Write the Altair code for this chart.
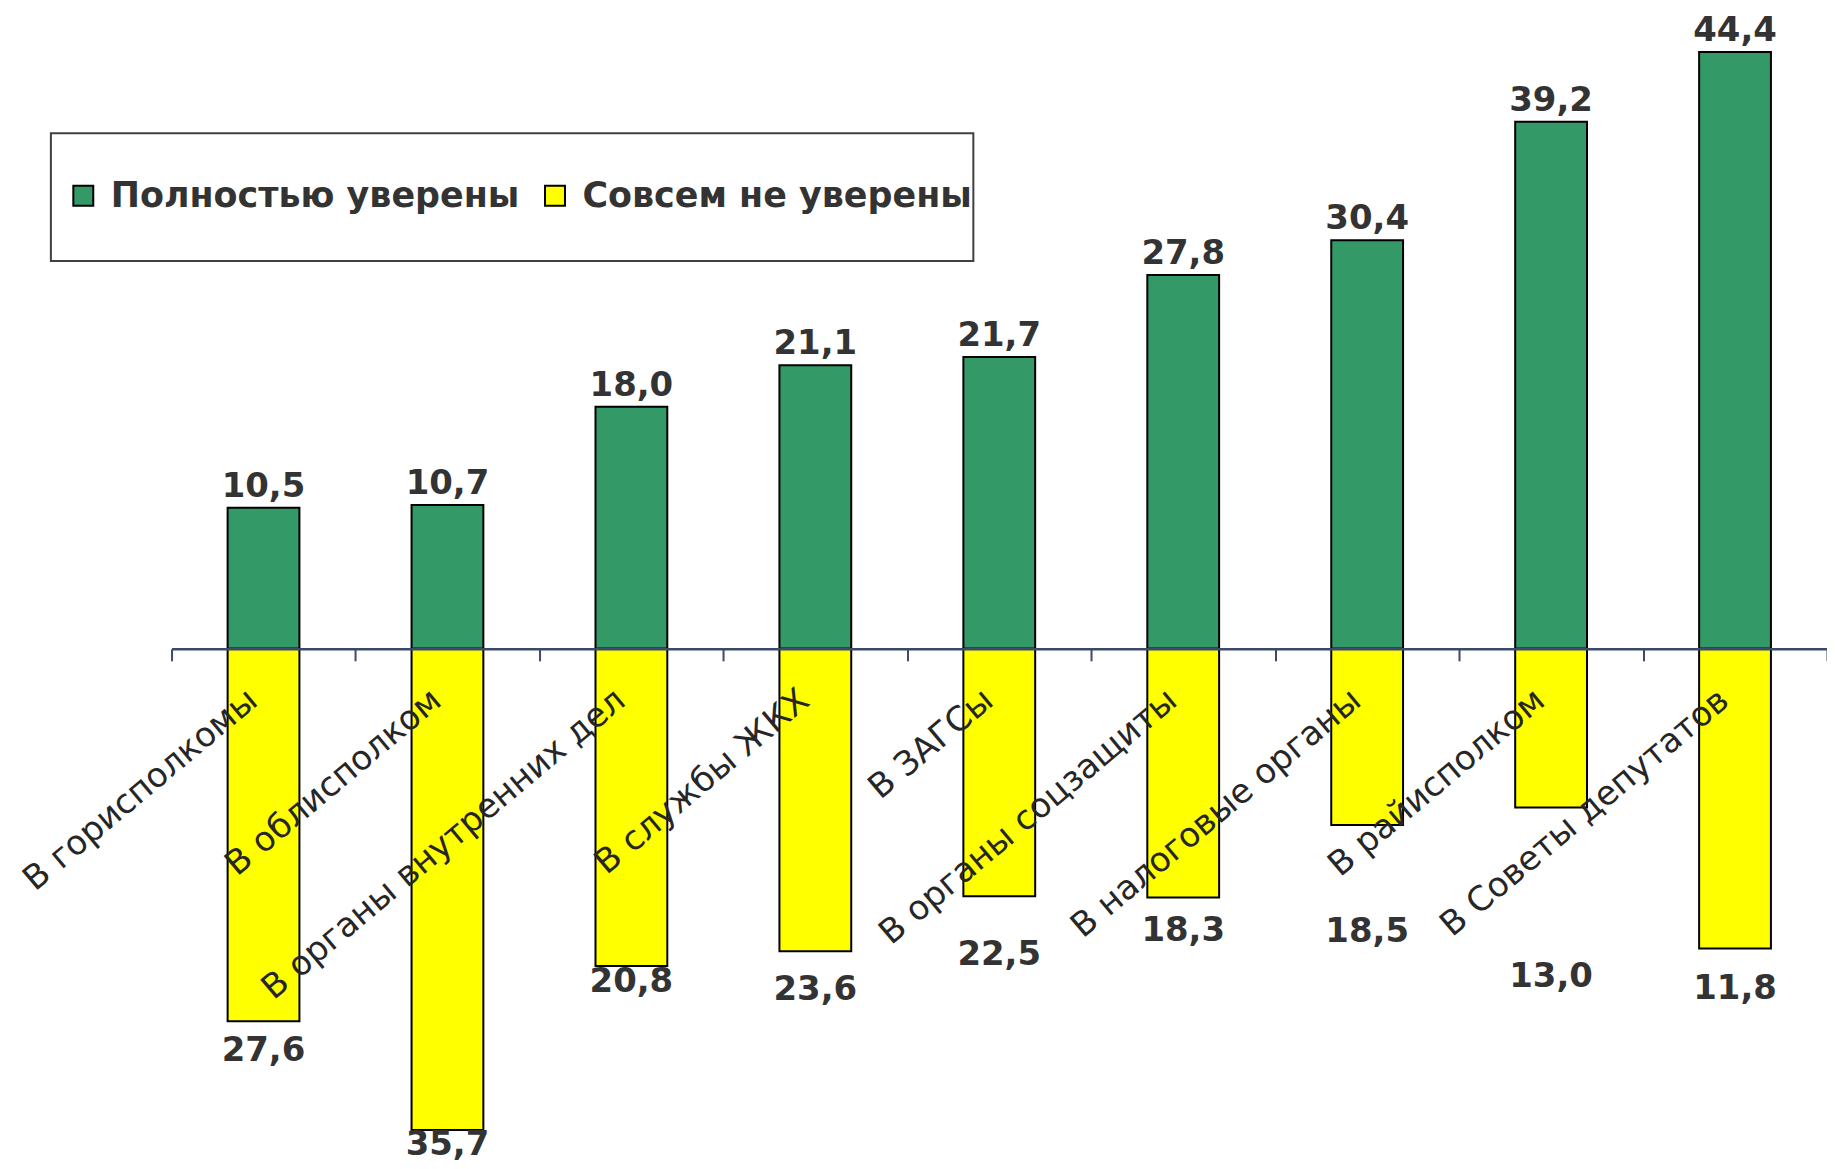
import altair as alt
import pandas as pd

categories = [
    "В горисполкомы",
    "В облисполком",
    "В органы внутренних дел",
    "В службы ЖКХ",
    "В ЗАГСы",
    "В органы соцзащиты",
    "В налоговые органы",
    "В райисполком",
    "В Советы депутатов",
]
series_names = ["Полностью уверены", "Совсем не уверены"]

# green series (bar length = label)
confident = [10.5, 10.7, 18.0, 21.1, 21.7, 27.8, 30.4, 39.2, 44.4]
# yellow series: bar lengths as drawn in the picture
not_confident_bar = [27.7, 35.8, 23.6, 22.5, 18.4, 18.5, 13.1, 11.8, 22.3]
# yellow series: data label texts as printed
not_confident_labels = ["27,6", "35,7", "20,8", "23,6", "22,5", "18,3", "18,5", "13,0", "11,8"]
# where each yellow label sits (value units below zero)
not_confident_label_depth = [29.9, 36.9, 24.8, 25.4, 22.8, 21.0, 21.1, 24.4, 25.3]

rows = []
for c, g, y in zip(categories, confident, not_confident_bar):
    rows.append({"category": c, "series": series_names[0], "value": g})
    rows.append({"category": c, "series": series_names[1], "value": -y})
bars_df = pd.DataFrame(rows)

green_lbl_df = pd.DataFrame({"category": categories, "value": confident})
yellow_lbl_df = pd.DataFrame({
    "category": categories,
    "pos": [-d for d in not_confident_label_depth],
    "label": not_confident_labels,
})

W, H = 1660, 1160
ZERO_PX = 641
PX_PER_UNIT = 13.48
Y_DOMAIN = [-(H - ZERO_PX) / PX_PER_UNIT, ZERO_PX / PX_PER_UNIT]
AXIS_COLOR = "#3b4a6b"

x_enc = alt.X(
    "category:N",
    sort=categories,
    scale=alt.Scale(paddingInner=0, paddingOuter=0),
    axis=alt.Axis(
        orient="bottom",
        offset=-(H - ZERO_PX),
        zindex=1,
        title=None,
        grid=False,
        domainColor=AXIS_COLOR,
        domainWidth=2.5,
        tickColor=AXIS_COLOR,
        tickWidth=2,
        tickSize=12,
        tickBand="extent",
        labelAngle=-40,
        labelAlign="right",
        labelBaseline="top",
        labelPadding=22,
        labelOffset=-22,
        labelFont="DejaVu Sans",
        labelFontSize=34,
        labelColor="#262626",
        labelLimit=1000,
        labelOverlap=False,
        labelFlush=False,
        labelBound=False,
    ),
)
y_scale = alt.Scale(domain=Y_DOMAIN, nice=False, zero=False)

legend_box = alt.Chart(pd.DataFrame({"k": [0]})).mark_rect(
    fill="white", stroke="#404040", strokeWidth=2
).encode(
    x=alt.value(-121), x2=alt.value(804), y=alt.value(124), y2=alt.value(252)
)

bars = alt.Chart(bars_df).mark_bar(size=72, stroke="black", strokeWidth=2).encode(
    x=x_enc,
    y=alt.Y("value:Q", scale=y_scale, axis=None),
    color=alt.Color(
        "series:N",
        scale=alt.Scale(domain=series_names, range=["#339966", "#FFFF00"]),
        legend=alt.Legend(
            orient="none",
            legendX=-106,
            legendY=169,
            direction="horizontal",
            title=None,
            labelFont="DejaVu Sans",
            labelFontWeight="bold",
            labelFontSize=35,
            labelColor="#333333",
            labelLimit=1000,
            labelOffset=10,
            symbolType="square",
            symbolSize=400,
            symbolStrokeColor="black",
            symbolStrokeWidth=2,
            columnPadding=18,
            padding=0,
        ),
    ),
)

green_text = alt.Chart(green_lbl_df).transform_calculate(
    lbl="replace(format(datum.value, '.1f'), '.', ',')"
).mark_text(
    font="DejaVu Sans", fontWeight="bold", fontSize=34, color="#333333",
    baseline="alphabetic", dy=-11,
).encode(
    x=x_enc,
    y=alt.Y("value:Q", scale=y_scale, axis=None),
    text="lbl:N",
)

yellow_text = alt.Chart(yellow_lbl_df).mark_text(
    font="DejaVu Sans", fontWeight="bold", fontSize=34, color="#333333",
    baseline="middle",
).encode(
    x=x_enc,
    y=alt.Y("pos:Q", scale=y_scale, axis=None),
    text="label:N",
)

chart = alt.layer(legend_box, bars, green_text, yellow_text).properties(
    width=W,
    height=H,
    background="white",
    autosize=alt.AutoSizeParams(type="none"),
    padding={"left": 164, "top": 0, "right": 0, "bottom": 0},
).configure_view(strokeWidth=0, stroke="transparent")

chart.save("out.html", embed_options={"renderer": "svg", "actions": False})
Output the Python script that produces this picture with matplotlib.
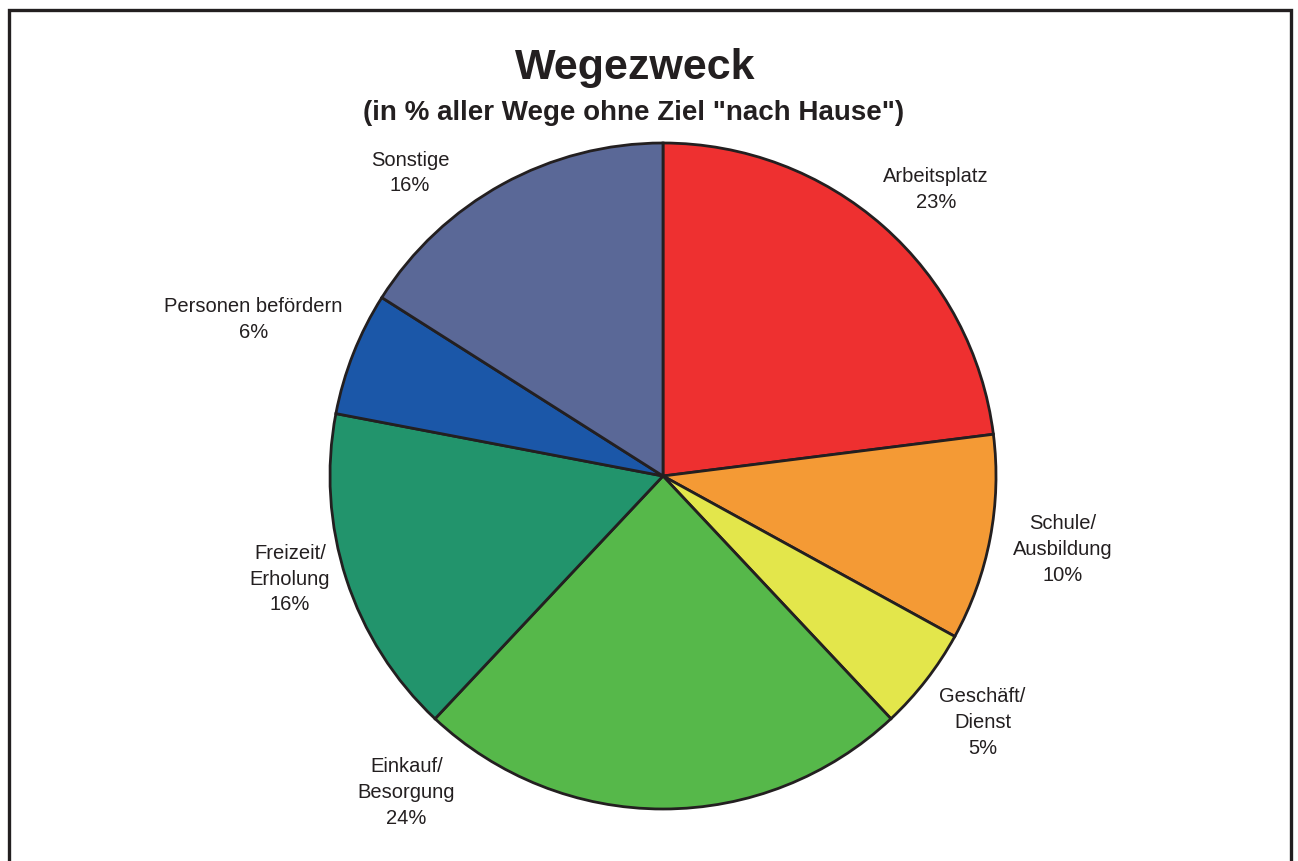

> [What this task involves] Write out again every line above exactly as given; the pictures do not belong in the copy.

> [Task response]
Write the Altair code for this chart.
import altair as alt
import pandas as pd

categories = [
    "В горисполкомы",
    "В облисполком",
    "В органы внутренних дел",
    "В службы ЖКХ",
    "В ЗАГСы",
    "В органы соцзащиты",
    "В налоговые органы",
    "В райисполком",
    "В Советы депутатов",
]
series_names = ["Полностью уверены", "Совсем не уверены"]

# green series (bar length = label)
confident = [10.5, 10.7, 18.0, 21.1, 21.7, 27.8, 30.4, 39.2, 44.4]
# yellow series: bar lengths as drawn in the picture
not_confident_bar = [27.7, 35.8, 23.6, 22.5, 18.4, 18.5, 13.1, 11.8, 22.3]
# yellow series: data label texts as printed
not_confident_labels = ["27,6", "35,7", "20,8", "23,6", "22,5", "18,3", "18,5", "13,0", "11,8"]
# where each yellow label sits (value units below zero)
not_confident_label_depth = [29.9, 36.9, 24.8, 25.4, 22.8, 21.0, 21.1, 24.4, 25.3]

rows = []
for c, g, y in zip(categories, confident, not_confident_bar):
    rows.append({"category": c, "series": series_names[0], "value": g})
    rows.append({"category": c, "series": series_names[1], "value": -y})
bars_df = pd.DataFrame(rows)

green_lbl_df = pd.DataFrame({"category": categories, "value": confident})
yellow_lbl_df = pd.DataFrame({
    "category": categories,
    "pos": [-d for d in not_confident_label_depth],
    "label": not_confident_labels,
})

W, H = 1660, 1160
ZERO_PX = 641
PX_PER_UNIT = 13.48
Y_DOMAIN = [-(H - ZERO_PX) / PX_PER_UNIT, ZERO_PX / PX_PER_UNIT]
AXIS_COLOR = "#3b4a6b"

x_enc = alt.X(
    "category:N",
    sort=categories,
    scale=alt.Scale(paddingInner=0, paddingOuter=0),
    axis=alt.Axis(
        orient="bottom",
        offset=-(H - ZERO_PX),
        zindex=1,
        title=None,
        grid=False,
        domainColor=AXIS_COLOR,
        domainWidth=2.5,
        tickColor=AXIS_COLOR,
        tickWidth=2,
        tickSize=12,
        tickBand="extent",
        labelAngle=-40,
        labelAlign="right",
        labelBaseline="top",
        labelPadding=22,
        labelOffset=-22,
        labelFont="DejaVu Sans",
        labelFontSize=34,
        labelColor="#262626",
        labelLimit=1000,
        labelOverlap=False,
        labelFlush=False,
        labelBound=False,
    ),
)
y_scale = alt.Scale(domain=Y_DOMAIN, nice=False, zero=False)

legend_box = alt.Chart(pd.DataFrame({"k": [0]})).mark_rect(
    fill="white", stroke="#404040", strokeWidth=2
).encode(
    x=alt.value(-121), x2=alt.value(804), y=alt.value(124), y2=alt.value(252)
)

bars = alt.Chart(bars_df).mark_bar(size=72, stroke="black", strokeWidth=2).encode(
    x=x_enc,
    y=alt.Y("value:Q", scale=y_scale, axis=None),
    color=alt.Color(
        "series:N",
        scale=alt.Scale(domain=series_names, range=["#339966", "#FFFF00"]),
        legend=alt.Legend(
            orient="none",
            legendX=-106,
            legendY=169,
            direction="horizontal",
            title=None,
            labelFont="DejaVu Sans",
            labelFontWeight="bold",
            labelFontSize=35,
            labelColor="#333333",
            labelLimit=1000,
            labelOffset=10,
            symbolType="square",
            symbolSize=400,
            symbolStrokeColor="black",
            symbolStrokeWidth=2,
            columnPadding=18,
            padding=0,
        ),
    ),
)

green_text = alt.Chart(green_lbl_df).transform_calculate(
    lbl="replace(format(datum.value, '.1f'), '.', ',')"
).mark_text(
    font="DejaVu Sans", fontWeight="bold", fontSize=34, color="#333333",
    baseline="alphabetic", dy=-11,
).encode(
    x=x_enc,
    y=alt.Y("value:Q", scale=y_scale, axis=None),
    text="lbl:N",
)

yellow_text = alt.Chart(yellow_lbl_df).mark_text(
    font="DejaVu Sans", fontWeight="bold", fontSize=34, color="#333333",
    baseline="middle",
).encode(
    x=x_enc,
    y=alt.Y("pos:Q", scale=y_scale, axis=None),
    text="label:N",
)

chart = alt.layer(legend_box, bars, green_text, yellow_text).properties(
    width=W,
    height=H,
    background="white",
    autosize=alt.AutoSizeParams(type="none"),
    padding={"left": 164, "top": 0, "right": 0, "bottom": 0},
).configure_view(strokeWidth=0, stroke="transparent")

chart.save("out.html", embed_options={"renderer": "svg", "actions": False})
Output the Python script that produces this picture with matplotlib.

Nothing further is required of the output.